- _Directive_: Print the listing from its top line through the line containing "const idealizedY = [0, 38.4, 38.4];", nothing more, and leave out the pictures.

- _Source excerpt_:
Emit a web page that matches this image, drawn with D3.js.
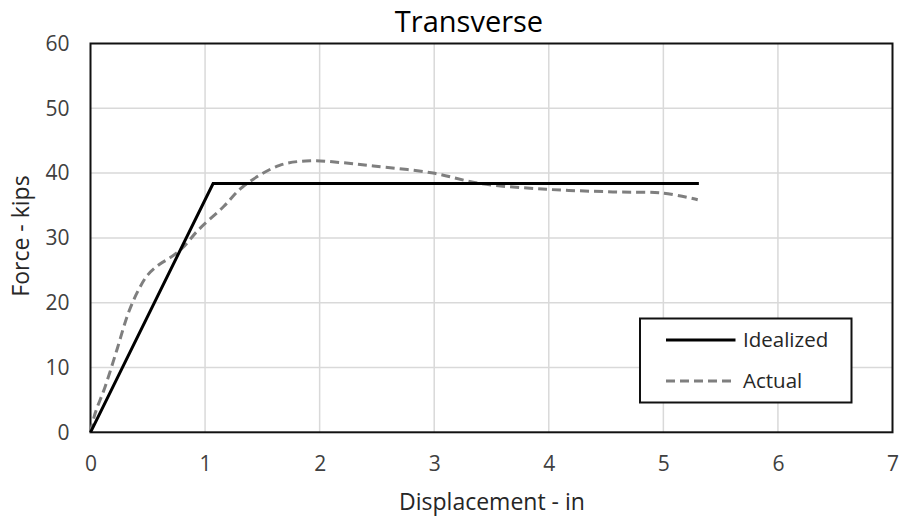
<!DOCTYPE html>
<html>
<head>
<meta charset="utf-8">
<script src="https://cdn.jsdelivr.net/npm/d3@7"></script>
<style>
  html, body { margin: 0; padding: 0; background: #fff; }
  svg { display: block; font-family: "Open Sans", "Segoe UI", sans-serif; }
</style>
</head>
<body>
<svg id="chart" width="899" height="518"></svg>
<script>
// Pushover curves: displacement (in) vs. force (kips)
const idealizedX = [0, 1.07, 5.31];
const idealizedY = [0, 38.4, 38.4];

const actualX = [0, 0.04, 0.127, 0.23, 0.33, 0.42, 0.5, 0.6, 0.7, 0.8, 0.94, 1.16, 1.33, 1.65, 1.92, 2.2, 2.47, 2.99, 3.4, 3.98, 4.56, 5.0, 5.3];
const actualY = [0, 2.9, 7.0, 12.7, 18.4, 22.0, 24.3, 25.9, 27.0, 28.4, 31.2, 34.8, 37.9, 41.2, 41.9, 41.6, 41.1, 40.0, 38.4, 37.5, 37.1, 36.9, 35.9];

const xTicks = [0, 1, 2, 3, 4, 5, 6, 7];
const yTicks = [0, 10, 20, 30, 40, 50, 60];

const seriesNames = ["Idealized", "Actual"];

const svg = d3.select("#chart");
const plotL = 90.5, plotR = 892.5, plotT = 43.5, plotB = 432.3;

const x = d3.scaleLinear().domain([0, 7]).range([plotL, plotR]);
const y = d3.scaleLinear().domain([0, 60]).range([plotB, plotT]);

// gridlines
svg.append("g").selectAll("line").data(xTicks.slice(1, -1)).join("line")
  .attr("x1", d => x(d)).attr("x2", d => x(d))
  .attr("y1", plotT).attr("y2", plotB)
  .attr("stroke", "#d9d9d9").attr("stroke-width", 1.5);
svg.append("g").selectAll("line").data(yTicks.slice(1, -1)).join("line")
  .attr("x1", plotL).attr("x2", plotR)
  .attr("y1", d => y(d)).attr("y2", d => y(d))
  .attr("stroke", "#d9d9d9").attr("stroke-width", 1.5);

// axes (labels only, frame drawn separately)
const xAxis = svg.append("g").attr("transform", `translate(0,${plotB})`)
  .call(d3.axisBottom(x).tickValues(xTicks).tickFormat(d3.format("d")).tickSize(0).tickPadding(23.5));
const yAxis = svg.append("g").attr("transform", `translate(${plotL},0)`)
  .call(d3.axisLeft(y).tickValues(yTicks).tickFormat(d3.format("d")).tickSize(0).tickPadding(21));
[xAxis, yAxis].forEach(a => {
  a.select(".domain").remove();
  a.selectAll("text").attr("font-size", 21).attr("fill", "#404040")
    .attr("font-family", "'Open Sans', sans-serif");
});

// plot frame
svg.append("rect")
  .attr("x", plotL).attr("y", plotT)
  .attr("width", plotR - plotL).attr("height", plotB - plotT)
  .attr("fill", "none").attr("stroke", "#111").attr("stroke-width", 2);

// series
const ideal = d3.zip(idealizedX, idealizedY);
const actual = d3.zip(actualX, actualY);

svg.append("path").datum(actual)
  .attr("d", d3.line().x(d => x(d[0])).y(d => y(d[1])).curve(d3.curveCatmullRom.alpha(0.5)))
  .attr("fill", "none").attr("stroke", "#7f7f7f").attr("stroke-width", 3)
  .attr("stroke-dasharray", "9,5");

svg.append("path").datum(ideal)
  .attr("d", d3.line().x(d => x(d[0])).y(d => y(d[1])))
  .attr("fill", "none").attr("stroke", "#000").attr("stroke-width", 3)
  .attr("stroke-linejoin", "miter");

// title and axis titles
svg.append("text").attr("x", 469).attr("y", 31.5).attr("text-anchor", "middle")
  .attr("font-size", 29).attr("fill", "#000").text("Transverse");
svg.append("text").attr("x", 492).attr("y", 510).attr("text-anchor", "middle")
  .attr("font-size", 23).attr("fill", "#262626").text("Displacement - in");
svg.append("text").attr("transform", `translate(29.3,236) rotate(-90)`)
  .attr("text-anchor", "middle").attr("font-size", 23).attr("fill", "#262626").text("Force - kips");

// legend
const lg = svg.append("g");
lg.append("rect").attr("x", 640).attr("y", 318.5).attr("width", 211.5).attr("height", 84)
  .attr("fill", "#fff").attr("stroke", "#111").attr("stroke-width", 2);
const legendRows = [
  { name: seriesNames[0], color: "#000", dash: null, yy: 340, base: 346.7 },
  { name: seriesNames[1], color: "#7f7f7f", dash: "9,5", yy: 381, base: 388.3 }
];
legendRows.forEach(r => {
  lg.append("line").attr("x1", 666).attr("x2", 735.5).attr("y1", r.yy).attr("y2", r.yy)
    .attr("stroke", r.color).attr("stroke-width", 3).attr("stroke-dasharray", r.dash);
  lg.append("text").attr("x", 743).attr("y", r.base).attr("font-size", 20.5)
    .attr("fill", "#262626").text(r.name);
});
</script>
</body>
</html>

- _Exercise solution_:
Emit a web page that matches this image, drawn with D3.js.
<!DOCTYPE html>
<html>
<head>
<meta charset="utf-8">
<script src="https://cdn.jsdelivr.net/npm/d3@7"></script>
<style>
  html, body { margin: 0; padding: 0; background: #fff; }
  svg { display: block; font-family: "Open Sans", "Segoe UI", sans-serif; }
</style>
</head>
<body>
<svg id="chart" width="899" height="518"></svg>
<script>
// Pushover curves: displacement (in) vs. force (kips)
const idealizedX = [0, 1.07, 5.31];
const idealizedY = [0, 38.4, 38.4];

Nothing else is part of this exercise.